**MATERIALS PROVIDED:**
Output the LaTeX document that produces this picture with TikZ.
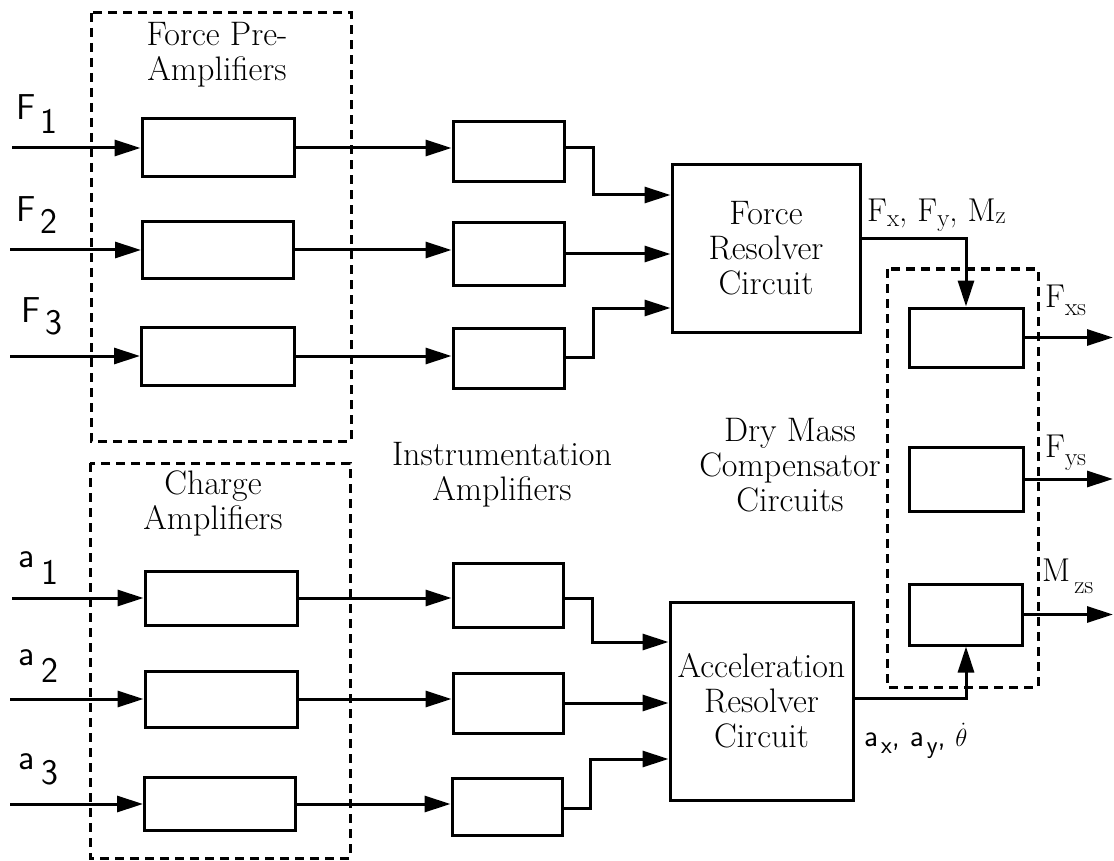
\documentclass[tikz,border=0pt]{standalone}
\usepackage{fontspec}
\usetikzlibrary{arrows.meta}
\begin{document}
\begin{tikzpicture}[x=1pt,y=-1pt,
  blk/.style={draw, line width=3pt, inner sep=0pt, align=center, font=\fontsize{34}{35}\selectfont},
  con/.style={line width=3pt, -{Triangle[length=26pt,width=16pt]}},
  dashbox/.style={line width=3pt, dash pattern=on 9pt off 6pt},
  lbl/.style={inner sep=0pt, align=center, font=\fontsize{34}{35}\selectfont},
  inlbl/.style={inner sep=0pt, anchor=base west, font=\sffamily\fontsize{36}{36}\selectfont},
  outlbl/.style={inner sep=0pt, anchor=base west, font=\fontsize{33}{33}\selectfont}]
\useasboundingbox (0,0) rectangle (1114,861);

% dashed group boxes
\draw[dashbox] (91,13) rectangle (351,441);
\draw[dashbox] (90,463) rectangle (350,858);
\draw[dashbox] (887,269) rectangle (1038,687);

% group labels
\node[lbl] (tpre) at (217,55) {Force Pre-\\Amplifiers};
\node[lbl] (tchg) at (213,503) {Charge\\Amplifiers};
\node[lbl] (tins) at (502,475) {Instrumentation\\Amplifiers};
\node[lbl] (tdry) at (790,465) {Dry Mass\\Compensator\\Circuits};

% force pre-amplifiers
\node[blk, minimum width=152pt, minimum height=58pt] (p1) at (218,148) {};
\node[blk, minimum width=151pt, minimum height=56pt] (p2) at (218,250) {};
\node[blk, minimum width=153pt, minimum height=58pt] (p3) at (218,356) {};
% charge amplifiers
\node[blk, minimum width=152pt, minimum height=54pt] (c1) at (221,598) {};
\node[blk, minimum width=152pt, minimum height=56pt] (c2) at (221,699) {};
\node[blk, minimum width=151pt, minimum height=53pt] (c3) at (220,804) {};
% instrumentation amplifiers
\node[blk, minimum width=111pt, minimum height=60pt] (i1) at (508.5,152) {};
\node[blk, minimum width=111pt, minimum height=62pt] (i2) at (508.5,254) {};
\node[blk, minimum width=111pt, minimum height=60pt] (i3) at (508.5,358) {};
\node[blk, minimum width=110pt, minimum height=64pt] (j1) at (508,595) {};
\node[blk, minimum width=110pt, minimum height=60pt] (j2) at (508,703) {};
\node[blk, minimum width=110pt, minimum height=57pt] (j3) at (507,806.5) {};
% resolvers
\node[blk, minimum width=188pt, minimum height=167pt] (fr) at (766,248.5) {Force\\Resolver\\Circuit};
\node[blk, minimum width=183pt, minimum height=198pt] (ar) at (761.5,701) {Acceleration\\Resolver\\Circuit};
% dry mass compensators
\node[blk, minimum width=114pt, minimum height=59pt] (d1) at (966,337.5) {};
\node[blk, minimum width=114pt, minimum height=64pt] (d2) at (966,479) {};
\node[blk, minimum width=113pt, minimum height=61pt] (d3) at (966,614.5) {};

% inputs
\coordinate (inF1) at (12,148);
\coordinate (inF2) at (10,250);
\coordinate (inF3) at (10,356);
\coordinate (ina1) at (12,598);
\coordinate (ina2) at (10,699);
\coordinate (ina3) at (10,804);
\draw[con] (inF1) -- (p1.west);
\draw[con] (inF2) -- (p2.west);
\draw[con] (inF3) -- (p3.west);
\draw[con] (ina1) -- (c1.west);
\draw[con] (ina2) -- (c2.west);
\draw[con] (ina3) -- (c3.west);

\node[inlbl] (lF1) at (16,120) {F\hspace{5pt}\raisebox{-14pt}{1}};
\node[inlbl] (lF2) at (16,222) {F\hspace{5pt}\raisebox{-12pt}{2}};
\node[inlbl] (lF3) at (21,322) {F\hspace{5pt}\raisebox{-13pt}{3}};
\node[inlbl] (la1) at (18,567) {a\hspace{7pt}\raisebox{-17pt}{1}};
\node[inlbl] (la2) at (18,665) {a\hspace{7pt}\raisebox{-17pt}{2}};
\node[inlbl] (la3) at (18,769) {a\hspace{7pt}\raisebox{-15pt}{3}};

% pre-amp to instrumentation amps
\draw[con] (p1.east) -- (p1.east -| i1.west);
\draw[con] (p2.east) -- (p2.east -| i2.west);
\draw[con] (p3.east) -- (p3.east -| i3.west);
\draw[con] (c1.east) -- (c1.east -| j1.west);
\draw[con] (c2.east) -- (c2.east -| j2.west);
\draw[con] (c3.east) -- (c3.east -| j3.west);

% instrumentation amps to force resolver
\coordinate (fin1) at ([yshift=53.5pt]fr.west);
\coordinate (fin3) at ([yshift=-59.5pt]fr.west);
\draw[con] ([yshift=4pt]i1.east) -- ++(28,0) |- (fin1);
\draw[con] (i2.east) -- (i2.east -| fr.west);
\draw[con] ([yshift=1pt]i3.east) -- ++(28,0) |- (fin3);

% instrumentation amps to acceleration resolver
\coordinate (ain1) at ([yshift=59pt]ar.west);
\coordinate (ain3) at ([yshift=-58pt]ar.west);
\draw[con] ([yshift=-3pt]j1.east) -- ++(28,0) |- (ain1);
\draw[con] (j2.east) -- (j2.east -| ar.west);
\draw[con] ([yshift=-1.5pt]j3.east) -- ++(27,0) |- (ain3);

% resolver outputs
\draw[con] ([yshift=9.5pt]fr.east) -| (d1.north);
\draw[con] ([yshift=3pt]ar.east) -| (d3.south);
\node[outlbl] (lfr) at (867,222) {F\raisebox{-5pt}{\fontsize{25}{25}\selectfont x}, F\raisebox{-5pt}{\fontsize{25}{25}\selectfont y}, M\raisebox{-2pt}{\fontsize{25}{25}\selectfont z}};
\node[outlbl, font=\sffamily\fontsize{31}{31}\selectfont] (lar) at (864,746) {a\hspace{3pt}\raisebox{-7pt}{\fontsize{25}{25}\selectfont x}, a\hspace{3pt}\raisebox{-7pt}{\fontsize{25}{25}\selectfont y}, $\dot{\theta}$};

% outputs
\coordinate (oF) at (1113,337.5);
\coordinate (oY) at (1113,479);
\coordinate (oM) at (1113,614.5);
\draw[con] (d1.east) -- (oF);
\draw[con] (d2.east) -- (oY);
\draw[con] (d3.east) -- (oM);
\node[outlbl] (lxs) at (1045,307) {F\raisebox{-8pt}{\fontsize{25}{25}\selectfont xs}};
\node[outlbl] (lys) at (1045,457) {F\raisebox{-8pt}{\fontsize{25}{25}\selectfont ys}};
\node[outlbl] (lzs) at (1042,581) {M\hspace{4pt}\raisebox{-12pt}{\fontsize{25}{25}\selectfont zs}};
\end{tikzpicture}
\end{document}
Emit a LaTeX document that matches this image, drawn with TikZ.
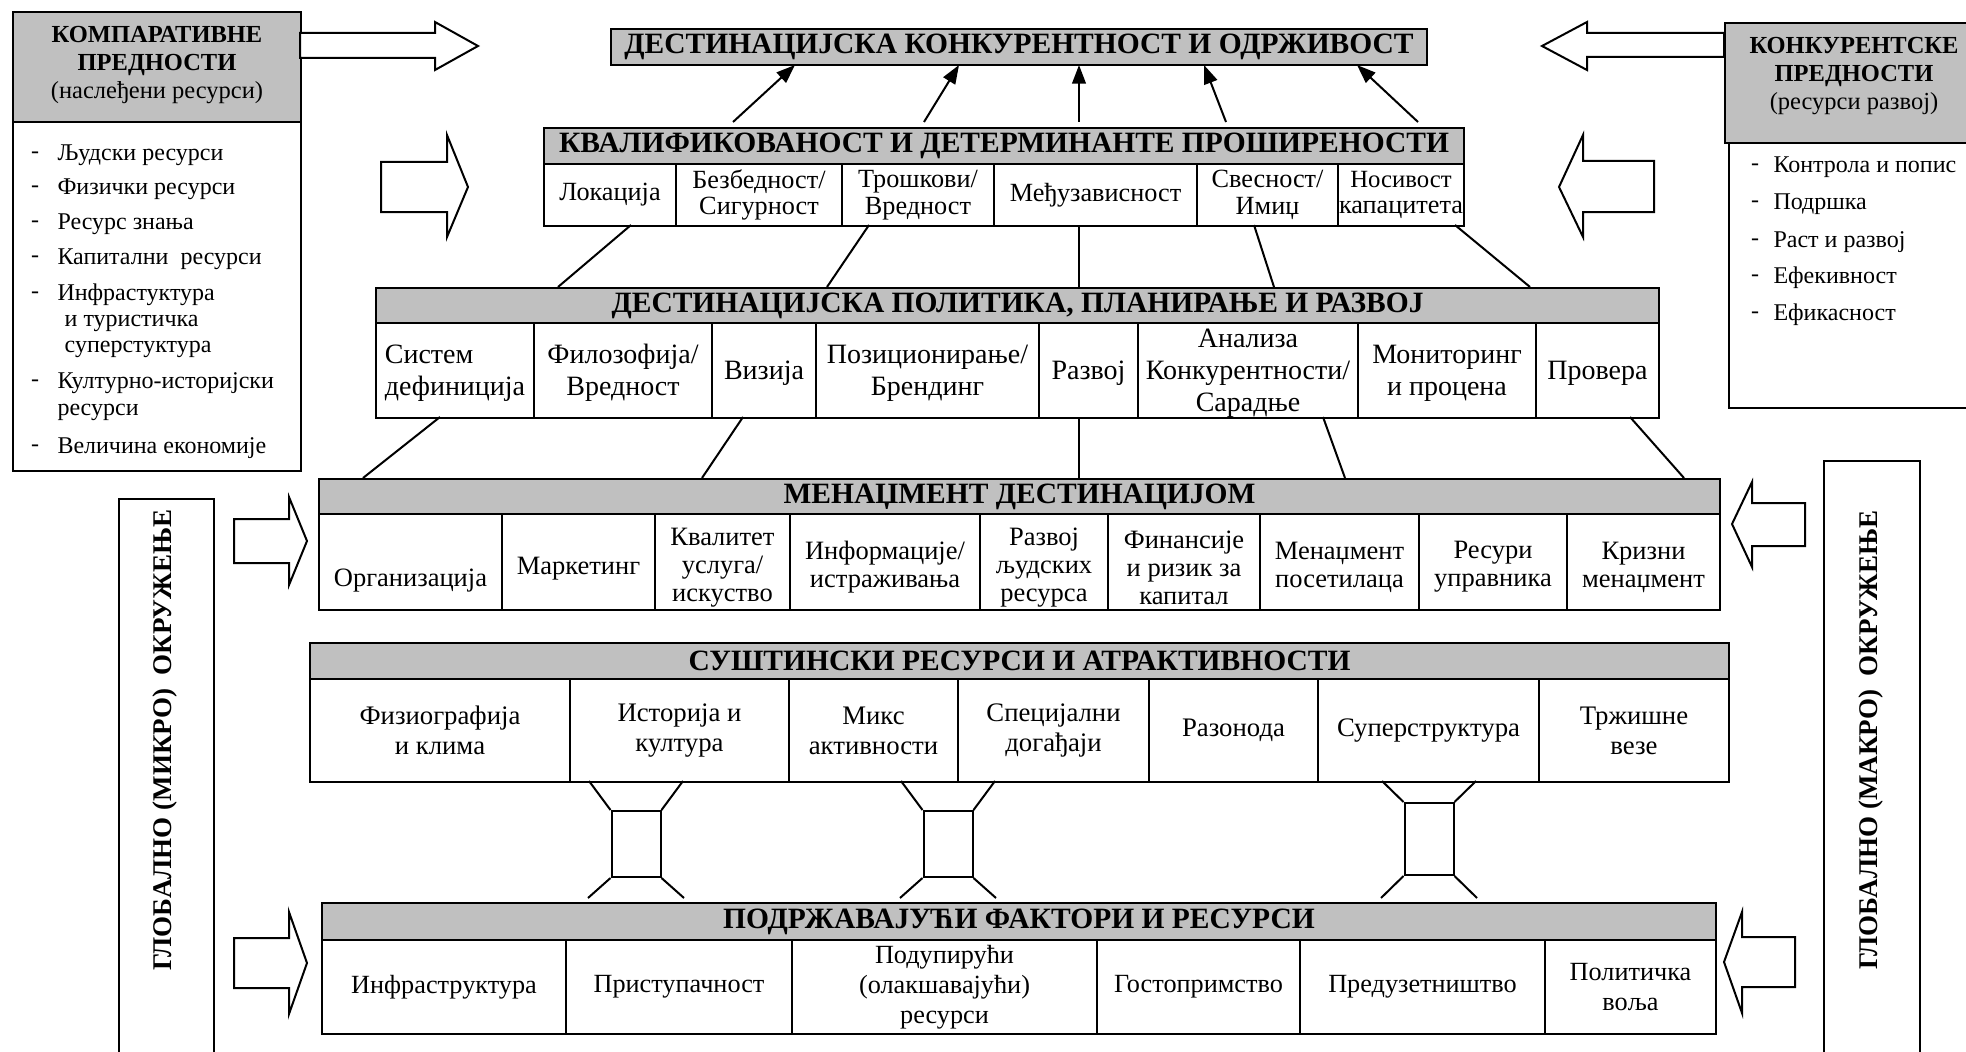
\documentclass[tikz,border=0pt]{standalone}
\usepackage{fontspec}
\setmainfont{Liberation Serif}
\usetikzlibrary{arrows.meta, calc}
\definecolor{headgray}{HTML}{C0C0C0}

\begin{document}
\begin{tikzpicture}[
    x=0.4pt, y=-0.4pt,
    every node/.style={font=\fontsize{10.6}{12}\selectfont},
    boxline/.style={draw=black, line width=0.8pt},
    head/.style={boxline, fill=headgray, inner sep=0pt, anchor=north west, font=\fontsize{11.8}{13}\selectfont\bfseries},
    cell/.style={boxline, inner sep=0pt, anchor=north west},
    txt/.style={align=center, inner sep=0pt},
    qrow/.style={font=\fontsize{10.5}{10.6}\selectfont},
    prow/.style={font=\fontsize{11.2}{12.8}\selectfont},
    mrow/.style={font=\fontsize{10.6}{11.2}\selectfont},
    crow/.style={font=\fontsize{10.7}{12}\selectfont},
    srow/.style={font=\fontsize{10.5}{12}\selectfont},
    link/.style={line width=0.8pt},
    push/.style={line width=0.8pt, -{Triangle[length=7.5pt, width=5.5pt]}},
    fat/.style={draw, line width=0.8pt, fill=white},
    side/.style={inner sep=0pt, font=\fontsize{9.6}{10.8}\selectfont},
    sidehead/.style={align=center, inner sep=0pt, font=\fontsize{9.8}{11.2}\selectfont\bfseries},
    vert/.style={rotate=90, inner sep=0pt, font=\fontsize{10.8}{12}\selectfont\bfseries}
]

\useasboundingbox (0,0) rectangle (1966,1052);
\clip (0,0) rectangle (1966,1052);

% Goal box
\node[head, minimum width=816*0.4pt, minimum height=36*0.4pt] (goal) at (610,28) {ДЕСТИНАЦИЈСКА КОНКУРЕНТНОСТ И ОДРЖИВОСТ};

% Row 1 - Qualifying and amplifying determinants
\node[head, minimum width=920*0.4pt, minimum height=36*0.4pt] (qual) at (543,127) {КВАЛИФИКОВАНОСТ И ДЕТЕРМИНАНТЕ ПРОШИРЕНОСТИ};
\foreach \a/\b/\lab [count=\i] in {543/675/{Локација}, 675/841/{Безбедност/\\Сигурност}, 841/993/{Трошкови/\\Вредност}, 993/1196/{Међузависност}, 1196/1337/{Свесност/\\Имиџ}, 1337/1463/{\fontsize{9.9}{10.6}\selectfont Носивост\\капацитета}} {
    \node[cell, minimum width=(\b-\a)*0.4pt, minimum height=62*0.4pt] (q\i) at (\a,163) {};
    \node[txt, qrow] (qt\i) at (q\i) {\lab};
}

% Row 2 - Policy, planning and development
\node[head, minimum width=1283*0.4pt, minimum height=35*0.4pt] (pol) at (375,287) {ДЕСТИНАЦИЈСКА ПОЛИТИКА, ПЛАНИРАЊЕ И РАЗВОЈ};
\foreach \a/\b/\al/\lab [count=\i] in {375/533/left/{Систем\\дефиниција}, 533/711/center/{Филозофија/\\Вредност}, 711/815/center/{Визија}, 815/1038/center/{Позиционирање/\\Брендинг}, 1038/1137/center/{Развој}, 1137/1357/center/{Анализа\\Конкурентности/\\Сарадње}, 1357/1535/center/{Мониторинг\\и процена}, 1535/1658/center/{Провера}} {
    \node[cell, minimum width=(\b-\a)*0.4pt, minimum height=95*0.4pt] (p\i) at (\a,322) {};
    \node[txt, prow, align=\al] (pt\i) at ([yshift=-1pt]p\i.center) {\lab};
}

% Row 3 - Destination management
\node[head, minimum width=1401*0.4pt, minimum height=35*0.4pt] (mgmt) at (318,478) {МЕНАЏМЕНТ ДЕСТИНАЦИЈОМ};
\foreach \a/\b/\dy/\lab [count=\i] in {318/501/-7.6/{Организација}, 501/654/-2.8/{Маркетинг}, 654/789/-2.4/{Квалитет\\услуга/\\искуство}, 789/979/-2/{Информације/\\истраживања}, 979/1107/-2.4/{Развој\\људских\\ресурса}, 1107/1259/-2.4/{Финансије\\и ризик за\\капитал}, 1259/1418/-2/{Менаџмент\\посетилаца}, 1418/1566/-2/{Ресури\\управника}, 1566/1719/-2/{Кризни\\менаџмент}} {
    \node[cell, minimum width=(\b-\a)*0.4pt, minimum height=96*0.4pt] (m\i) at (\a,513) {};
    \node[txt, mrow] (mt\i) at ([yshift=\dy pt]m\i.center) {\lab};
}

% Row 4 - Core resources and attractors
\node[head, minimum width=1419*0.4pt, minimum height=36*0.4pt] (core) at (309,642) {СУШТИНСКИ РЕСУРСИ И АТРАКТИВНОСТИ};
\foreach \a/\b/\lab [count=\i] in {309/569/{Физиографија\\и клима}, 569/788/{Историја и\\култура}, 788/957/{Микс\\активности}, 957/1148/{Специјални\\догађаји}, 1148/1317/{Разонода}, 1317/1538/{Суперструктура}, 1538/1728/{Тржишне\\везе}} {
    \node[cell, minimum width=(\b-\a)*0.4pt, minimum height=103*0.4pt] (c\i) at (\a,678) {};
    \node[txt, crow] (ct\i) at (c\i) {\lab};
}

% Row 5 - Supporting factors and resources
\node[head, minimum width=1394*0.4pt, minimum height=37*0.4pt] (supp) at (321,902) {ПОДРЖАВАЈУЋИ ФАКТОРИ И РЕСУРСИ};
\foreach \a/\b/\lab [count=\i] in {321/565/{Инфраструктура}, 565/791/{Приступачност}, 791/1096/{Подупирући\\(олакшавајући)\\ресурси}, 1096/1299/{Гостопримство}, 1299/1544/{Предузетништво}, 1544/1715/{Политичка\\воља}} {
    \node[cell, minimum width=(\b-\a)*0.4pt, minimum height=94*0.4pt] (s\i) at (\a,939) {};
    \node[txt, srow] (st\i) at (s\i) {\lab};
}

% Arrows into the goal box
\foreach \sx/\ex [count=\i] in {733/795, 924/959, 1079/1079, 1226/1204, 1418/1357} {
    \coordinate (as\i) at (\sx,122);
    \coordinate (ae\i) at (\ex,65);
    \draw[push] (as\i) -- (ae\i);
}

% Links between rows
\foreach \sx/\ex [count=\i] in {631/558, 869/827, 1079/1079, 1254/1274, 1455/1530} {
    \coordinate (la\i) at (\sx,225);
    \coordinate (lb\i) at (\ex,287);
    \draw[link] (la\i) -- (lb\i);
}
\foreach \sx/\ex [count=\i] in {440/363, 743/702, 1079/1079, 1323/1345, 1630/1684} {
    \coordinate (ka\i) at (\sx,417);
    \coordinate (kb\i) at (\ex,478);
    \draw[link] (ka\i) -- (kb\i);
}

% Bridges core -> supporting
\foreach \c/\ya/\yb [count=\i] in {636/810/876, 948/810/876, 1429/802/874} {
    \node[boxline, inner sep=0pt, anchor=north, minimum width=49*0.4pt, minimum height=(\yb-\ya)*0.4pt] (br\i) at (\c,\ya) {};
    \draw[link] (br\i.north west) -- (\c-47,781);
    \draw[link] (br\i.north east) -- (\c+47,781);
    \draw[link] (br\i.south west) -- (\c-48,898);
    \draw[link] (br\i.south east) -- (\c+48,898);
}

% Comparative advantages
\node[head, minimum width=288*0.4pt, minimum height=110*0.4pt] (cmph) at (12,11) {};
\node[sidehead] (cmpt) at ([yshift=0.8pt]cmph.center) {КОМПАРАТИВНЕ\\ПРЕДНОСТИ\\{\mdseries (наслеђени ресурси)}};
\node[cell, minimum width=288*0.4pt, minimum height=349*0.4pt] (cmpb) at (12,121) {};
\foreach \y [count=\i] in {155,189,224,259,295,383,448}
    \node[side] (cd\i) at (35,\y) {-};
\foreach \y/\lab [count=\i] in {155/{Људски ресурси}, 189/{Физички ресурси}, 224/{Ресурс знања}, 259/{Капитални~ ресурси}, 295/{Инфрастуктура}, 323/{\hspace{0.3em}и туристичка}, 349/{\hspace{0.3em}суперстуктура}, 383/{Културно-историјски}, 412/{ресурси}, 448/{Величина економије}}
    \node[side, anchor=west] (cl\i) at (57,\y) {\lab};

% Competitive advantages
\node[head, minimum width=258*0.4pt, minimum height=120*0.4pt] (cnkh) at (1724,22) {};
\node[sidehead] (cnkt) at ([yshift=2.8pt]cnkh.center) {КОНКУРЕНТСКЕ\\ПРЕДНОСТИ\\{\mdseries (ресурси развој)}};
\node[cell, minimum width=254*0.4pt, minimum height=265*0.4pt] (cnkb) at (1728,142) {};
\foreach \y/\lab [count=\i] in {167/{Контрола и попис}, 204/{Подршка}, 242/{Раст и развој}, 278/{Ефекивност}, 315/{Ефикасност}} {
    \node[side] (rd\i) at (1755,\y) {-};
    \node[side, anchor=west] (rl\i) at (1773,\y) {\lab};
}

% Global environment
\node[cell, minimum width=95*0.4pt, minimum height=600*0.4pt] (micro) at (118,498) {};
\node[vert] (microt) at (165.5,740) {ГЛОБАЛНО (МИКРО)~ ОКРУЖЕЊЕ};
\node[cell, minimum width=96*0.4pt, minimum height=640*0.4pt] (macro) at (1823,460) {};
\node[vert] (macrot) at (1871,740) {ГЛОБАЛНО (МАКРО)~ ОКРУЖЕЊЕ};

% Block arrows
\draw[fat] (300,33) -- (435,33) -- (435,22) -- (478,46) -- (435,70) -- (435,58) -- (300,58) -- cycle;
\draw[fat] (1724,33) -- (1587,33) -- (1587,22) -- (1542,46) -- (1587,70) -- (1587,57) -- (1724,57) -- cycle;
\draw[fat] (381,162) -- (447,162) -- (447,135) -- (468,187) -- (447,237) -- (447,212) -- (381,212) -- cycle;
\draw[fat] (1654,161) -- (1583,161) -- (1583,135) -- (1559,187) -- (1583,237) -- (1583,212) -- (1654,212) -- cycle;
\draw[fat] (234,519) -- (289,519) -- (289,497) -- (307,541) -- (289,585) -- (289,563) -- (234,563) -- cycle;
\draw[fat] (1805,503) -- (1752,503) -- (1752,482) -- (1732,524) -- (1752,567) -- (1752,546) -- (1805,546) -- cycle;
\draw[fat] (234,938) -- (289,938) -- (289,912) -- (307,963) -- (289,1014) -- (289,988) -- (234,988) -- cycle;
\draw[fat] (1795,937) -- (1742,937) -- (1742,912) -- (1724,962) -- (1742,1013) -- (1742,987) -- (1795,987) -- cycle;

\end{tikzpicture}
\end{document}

**GOAL OF THE EXERCISE:** Repeat the lines from where the entries begin to the line with "(tdry) at (790,465)", both included. Any picture is left out.

**SOLVED EXERCISE:**
Output the LaTeX document that produces this picture with TikZ.
\documentclass[tikz,border=0pt]{standalone}
\usepackage{fontspec}
\usetikzlibrary{arrows.meta}
\begin{document}
\begin{tikzpicture}[x=1pt,y=-1pt,
  blk/.style={draw, line width=3pt, inner sep=0pt, align=center, font=\fontsize{34}{35}\selectfont},
  con/.style={line width=3pt, -{Triangle[length=26pt,width=16pt]}},
  dashbox/.style={line width=3pt, dash pattern=on 9pt off 6pt},
  lbl/.style={inner sep=0pt, align=center, font=\fontsize{34}{35}\selectfont},
  inlbl/.style={inner sep=0pt, anchor=base west, font=\sffamily\fontsize{36}{36}\selectfont},
  outlbl/.style={inner sep=0pt, anchor=base west, font=\fontsize{33}{33}\selectfont}]
\useasboundingbox (0,0) rectangle (1114,861);

% dashed group boxes
\draw[dashbox] (91,13) rectangle (351,441);
\draw[dashbox] (90,463) rectangle (350,858);
\draw[dashbox] (887,269) rectangle (1038,687);

% group labels
\node[lbl] (tpre) at (217,55) {Force Pre-\\Amplifiers};
\node[lbl] (tchg) at (213,503) {Charge\\Amplifiers};
\node[lbl] (tins) at (502,475) {Instrumentation\\Amplifiers};
\node[lbl] (tdry) at (790,465) {Dry Mass\\Compensator\\Circuits};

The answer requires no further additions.